Papież Franciszek modlił się przy relikwiach świętej Moniki
Vatican News
To była dyskretna wizyta w sercu Rzymu, aby oddać hołd matce wielkiego świętego Kościoła. Franciszek, jak poinformowało watykańskie biuro prasowe, „udał się do kościoła świętego Augustyna w Rzymie i zatrzymał się na modlitwie w kaplicy, w której przechowywane są szczątki świętej”.
Pozdrowienie dla wspólnoty augustiańskiej
Następnie Papież „pozdrowił obecnych tam zakonników, zakonnice i pielgrzymów, po czym - czytamy dalej - powrócił do Watykanu”.

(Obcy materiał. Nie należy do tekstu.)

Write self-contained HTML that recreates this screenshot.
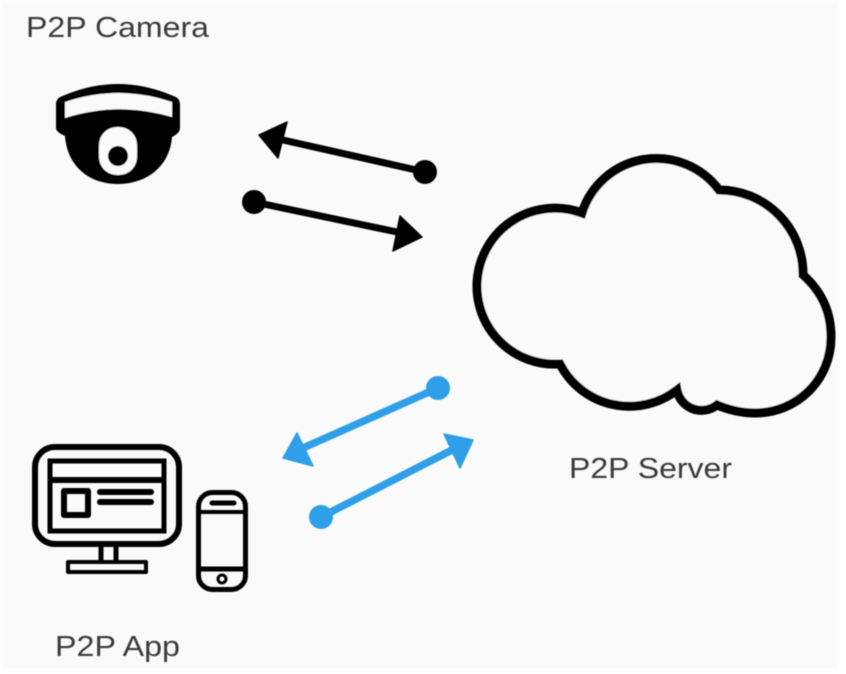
<!DOCTYPE html>
<html lang="en">
<head>
<meta charset="utf-8">
<title>P2P diagram</title>
<style>
html,body{margin:0;padding:0;background:#fff;width:846px;height:674px;overflow:hidden}
svg{display:block}
text{font-family:"Liberation Sans",sans-serif;font-size:29px;fill:#3a3a3a}
</style>
</head>
<body>
<svg width="846" height="674" viewBox="0 0 846 674" xmlns="http://www.w3.org/2000/svg">
<defs><filter id="b" x="-5%" y="-5%" width="110%" height="110%"><feGaussianBlur stdDeviation="0.4"/></filter></defs>
<rect x="2" y="3" width="836" height="665" fill="#fafafa"/>
<g filter="url(#b)">
  <text x="26" y="37" textLength="183" lengthAdjust="spacingAndGlyphs">P2P Camera</text>
  <text x="569" y="478" textLength="163" lengthAdjust="spacingAndGlyphs">P2P Server</text>
  <text x="55" y="656" textLength="125" lengthAdjust="spacingAndGlyphs">P2P App</text>

  <!-- camera -->
  <path d="M56 105C56 98 60 97 65 95Q118 73 171 95C176 97 180 98 180 105L180 128Q180 133 172 137C170 165 148 184 118 184C88 184 67 165 65 136Q56 132 56 128Z" fill="#000"/>
  <path d="M65 102Q118 84 172 102L172 117Q118 101 65 118Z" fill="#fafafa"/>
  <rect x="99" y="127" width="38" height="48" rx="18" fill="#fafafa"/>
  <circle cx="118" cy="156" r="10" fill="#000"/>

  <!-- black arrows -->
  <g stroke="#000" stroke-width="7" fill="#000">
    <line x1="283" y1="140" x2="425" y2="172"/>
    <line x1="254" y1="202" x2="397" y2="232"/>
  </g>
  <circle cx="425" cy="172" r="12" fill="#000"/>
  <circle cx="254" cy="202" r="12" fill="#000"/>
  <path d="M259 135L287 122L278 158Z" fill="#000" stroke="#000" stroke-width="1.5" stroke-linejoin="round"/>
  <path d="M422 237L400 216L393 251Z" fill="#000" stroke="#000" stroke-width="1.5" stroke-linejoin="round"/>

  <!-- cloud -->
  <path d="M582 213A78 78 0 0 1 719 190A84 84 0 0 1 803 275C822 292 831 312 831 337C831 380 797 413 755 413C742 413 729 410 717 405A25 25 0 0 1 677 390A78 78 0 0 1 560 364A78 78 0 1 1 582 213Z" fill="#fafafa" stroke="#000" stroke-width="9" stroke-linejoin="miter"/>

  <!-- blue arrows -->
  <g stroke="#2e9fe8" stroke-width="7.500">
    <line x1="438" y1="388" x2="303" y2="448"/>
    <line x1="321" y1="517" x2="452" y2="450"/>
  </g>
  <circle cx="438" cy="388" r="12" fill="#2e9fe8"/>
  <circle cx="321" cy="517" r="12" fill="#2e9fe8"/>
  <path d="M283 458L297 433L313 466Z" fill="#2e9fe8" stroke="#2e9fe8" stroke-width="1.5" stroke-linejoin="round"/>
  <path d="M473 440L444 434L460 468Z" fill="#2e9fe8" stroke="#2e9fe8" stroke-width="1.5" stroke-linejoin="round"/>

  <!-- monitor -->
  <g fill="none" stroke="#000">
    <rect x="35" y="447" width="144" height="97" rx="20" stroke-width="6"/>
    <rect x="50" y="461" width="114" height="70" stroke-width="5"/>
    <line x1="50" y1="480" x2="164" y2="480" stroke-width="6"/>
    <rect x="64" y="491" width="24" height="24" stroke-width="6" stroke-linejoin="round"/>
    <line x1="100" y1="492" x2="151" y2="492" stroke-width="6" stroke-linecap="round"/>
    <line x1="100" y1="502" x2="151" y2="502" stroke-width="6" stroke-linecap="round"/>
    <line x1="101" y1="547" x2="101" y2="561" stroke-width="5"/>
    <line x1="116" y1="547" x2="116" y2="561" stroke-width="5"/>
    <rect x="68" y="562" width="78" height="10" stroke-width="4" stroke-linejoin="round"/>
  </g>

  <!-- phone -->
  <g fill="none" stroke="#000">
    <rect x="198.500" y="492.500" width="47" height="97" rx="14" stroke-width="5"/>
    <line x1="199" y1="512" x2="245" y2="512" stroke-width="4"/>
    <line x1="199" y1="569" x2="245" y2="569" stroke-width="5"/>
    <line x1="212" y1="503" x2="234" y2="503" stroke-width="5" stroke-linecap="round"/>
    <circle cx="222" cy="579" r="4" stroke-width="3"/>
  </g>
</g>
</svg>
</body>
</html>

Ojciec Di Lernia: Papież - czciciel św. Moniki
Niespodziewana wizyta Franciszka w bazylice augustianów w Campo Marzio to nic nowego. Już w 2018 i 2020 r. Papież, szczególnie oddany św. Monice, podobnie jak jego matka, udał się do jej grobu w dniu wspomnienia liturgicznego, 27 sierpnia, aby modlić się i oddać jej hołd. Tego popołudnia Papieża powitali augustianie, którzy pozostali z nim przez kilka minut i których poprosił również o zatrzymanie się przed Madonną dei Pellegrini Caravaggia. Powiedział o tym watykańskim mediom o. Pasquale Di Lernia, sekretarz generalny Zakonu Świętego Augustyna, obecny wśród tych, którzy pozostali, aby porozmawiać z Franciszkiem.

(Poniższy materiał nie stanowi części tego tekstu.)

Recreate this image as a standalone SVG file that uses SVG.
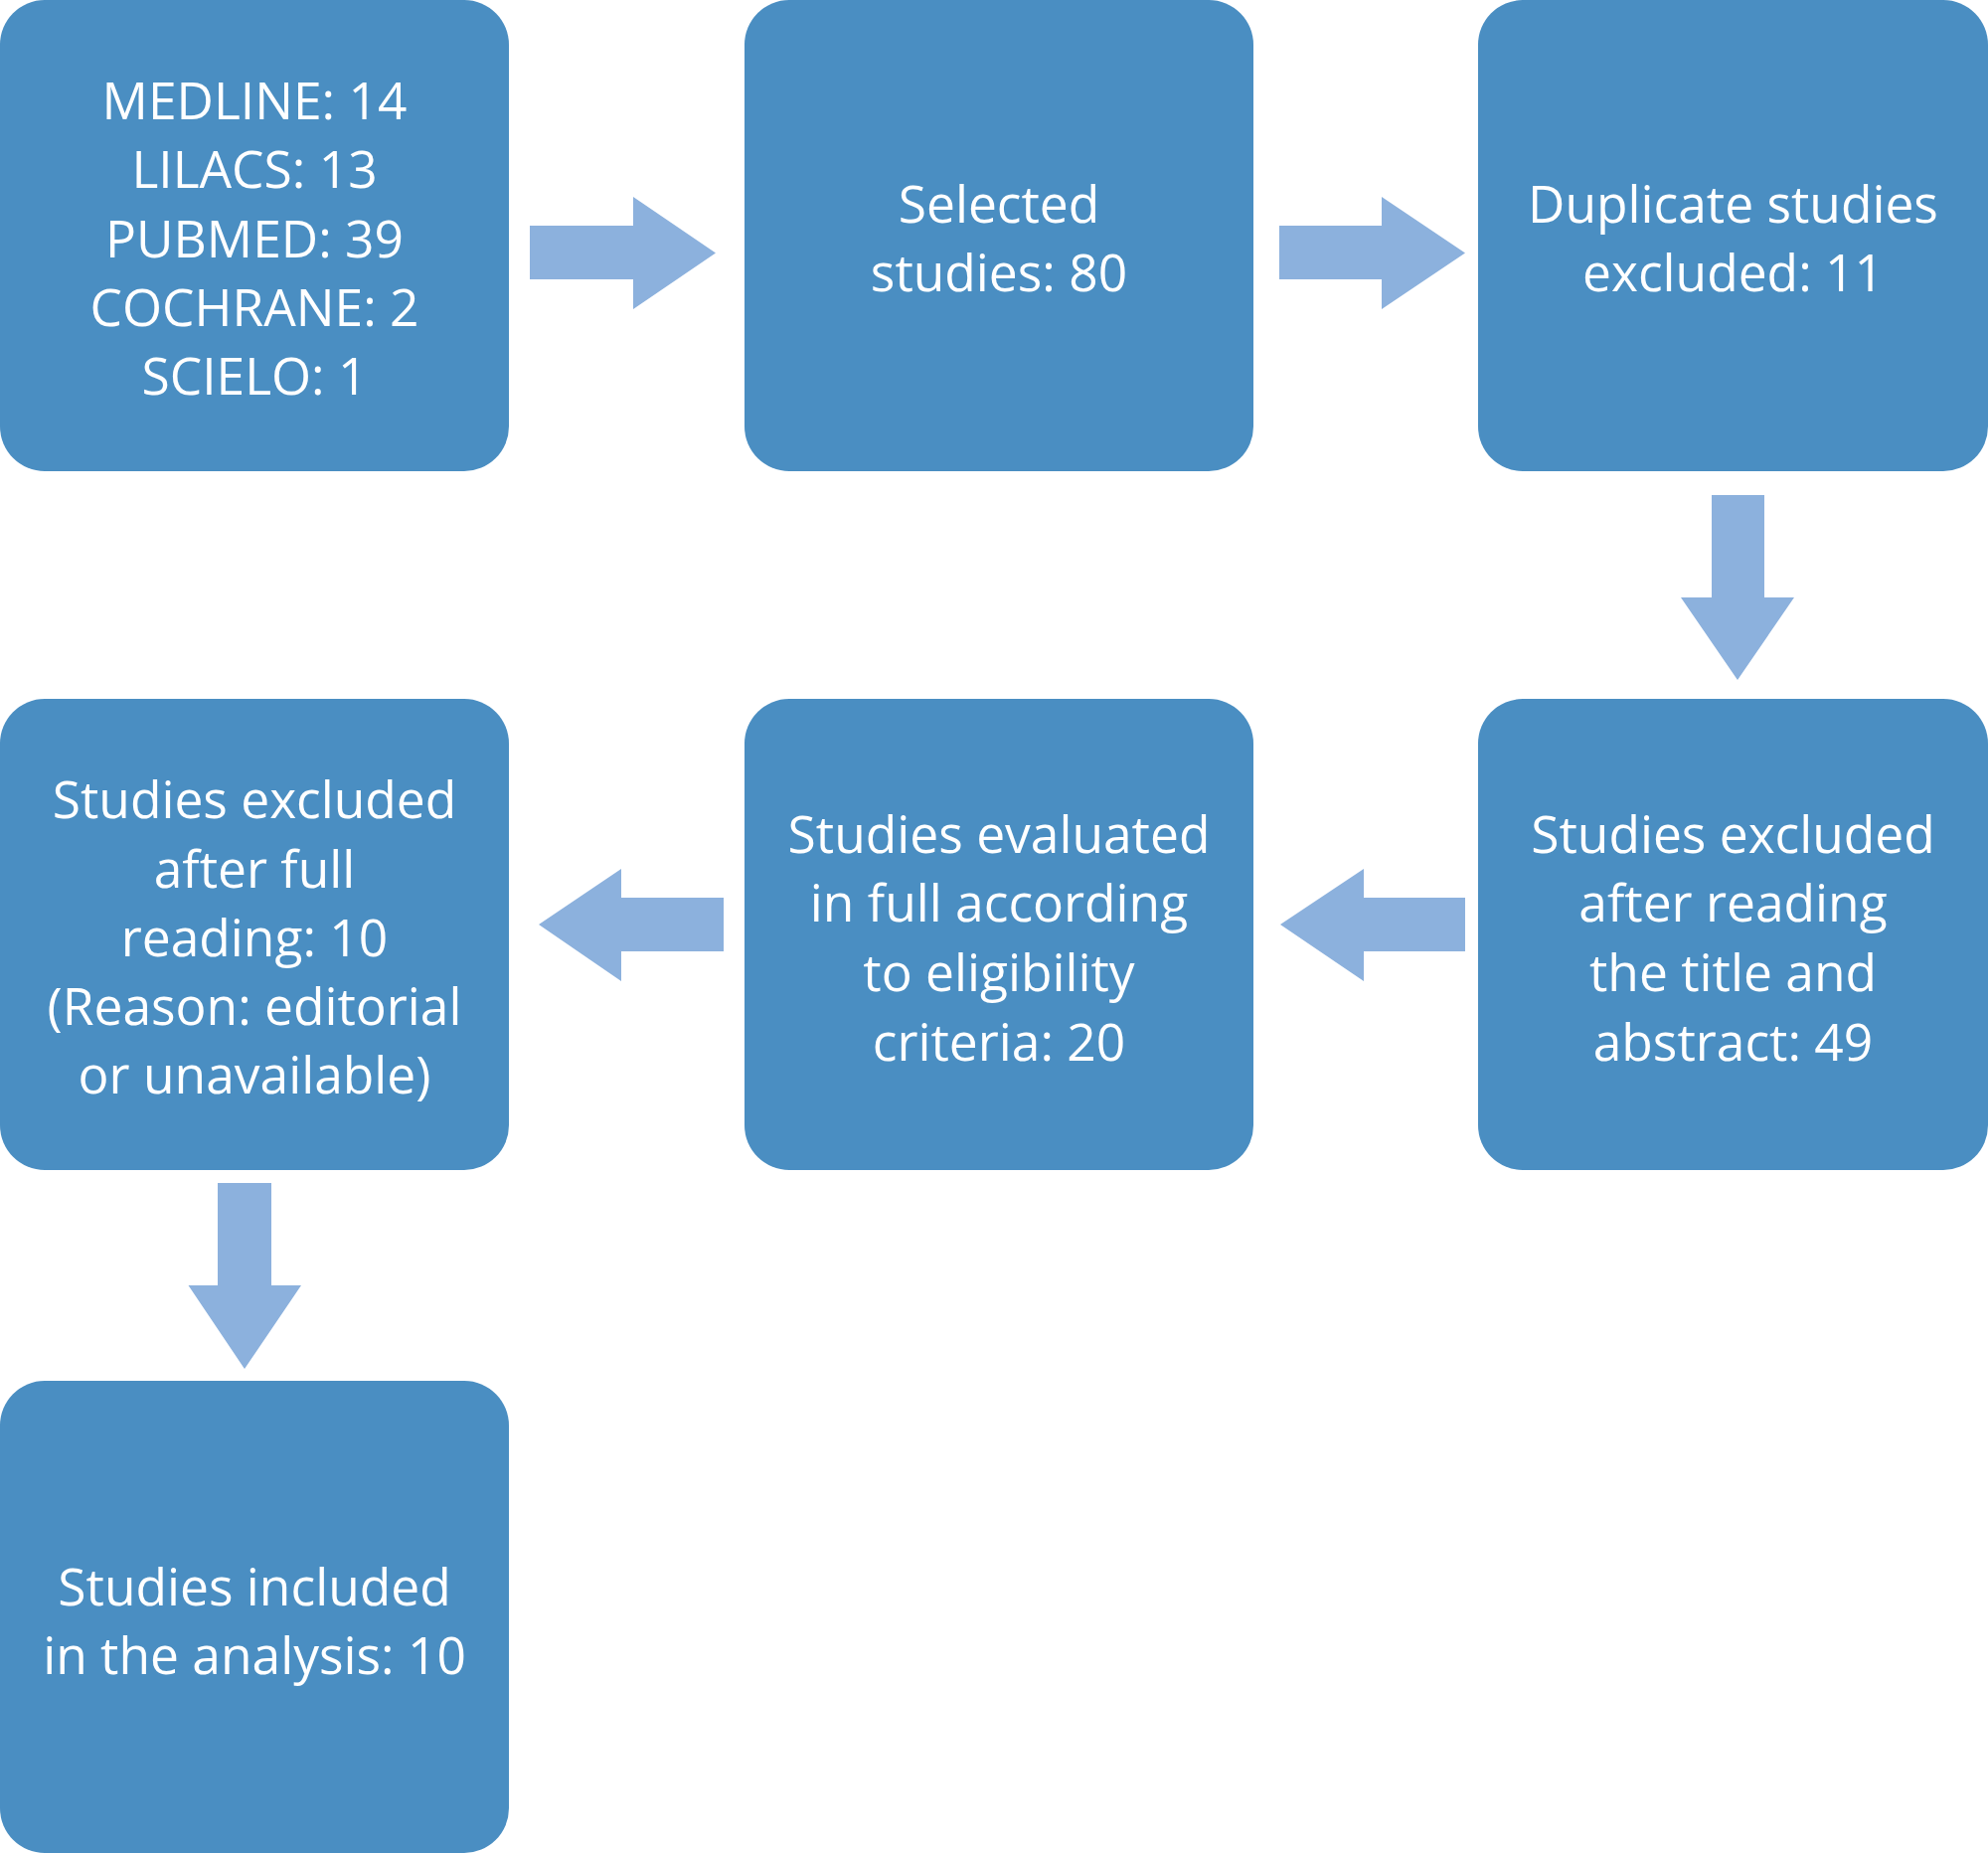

Papież Franciszek przybył do kościoła św. Augustyna około 16:00. Po przywitaniu się z przeorem wspólnoty udał się do kaplicy św. Moniki, gdzie natychmiast złożył bukiet białych kwiatów przy grobie świętej, a następnie pozostał w ciszy, na modlitwie. O. Di Lernia opowiedział, że na zakończenie modlitwy Ojciec Święty poprosił o towarzyszenie mu przed obrazem Madonny dei Pellegrini, który jest szczególnie bliski wielu rzymianom, a który z pewnością będzie jeszcze ważniejszy podczas Jubileuszu 2025 roku ze względu na swoje znaczenie.
Sekretarz generalny Zakonu Świętego Augustyna podkreślił, że w międzyczasie zaczęli tłumnie wypełniać bazylikę wierni. Papież pozostał, aby kontemplować obraz, a następnie pozdrowił, z typową dla siebie życzliwością, wielu zebranych. Następnie, pozdrowiwszy raz jeszcze wspólnotę augustianów, odjechał.
O. Pasquale zaznaczył, że w trakcie krótkiej rozmowy była okazja, żeby zapewnić Papieża o modlitwie za jego posługę, za jego osobę, przede wszystkim za cały Kościół. On skinął głową, podziękował za tę wrażliwość i zaprosił do wytrwania w modlitwie. Zażartował również z przeorem przedstawiającym augustianów. Zapytał go, czy to są dobrzy zakonnicy, co oczywiście wywołało uśmiechy.
Sekretarz generalny augustianów przyznał, że ta wizyta Papieża utwierdziła wspólnotę w wierze i dążeniu do wartości. Zakonnik wskazał, że Monika jest kobietą wytrwałą, kobietą bardzo obecną w życiu swoich dzieci, jak wiele matek dzisiaj. Monika uczy, że Pan wysłuchuje modlitw pokornych, tych wszystkich, którzy z wytrwałością, z wiernością, ze stanowczością proszą Go o owoce dobra w swoim życiu i w życiu innych. Zdaniem o. Di Lernia, to przesłanie przewija się także przez wizytę Papieża Franciszka, który jak sądzi zakonnik, prosił dziś o wiele owoców dobra dla Kościoła, dla całej ludzkości, zwłaszcza o osiągnięcie pokoju. Jak podsumował augustianin Monika była kobietą pokoju, miała zdolność, by wiedzieć, jak wprowadzać pokój w okolicznościach, w których przebywała.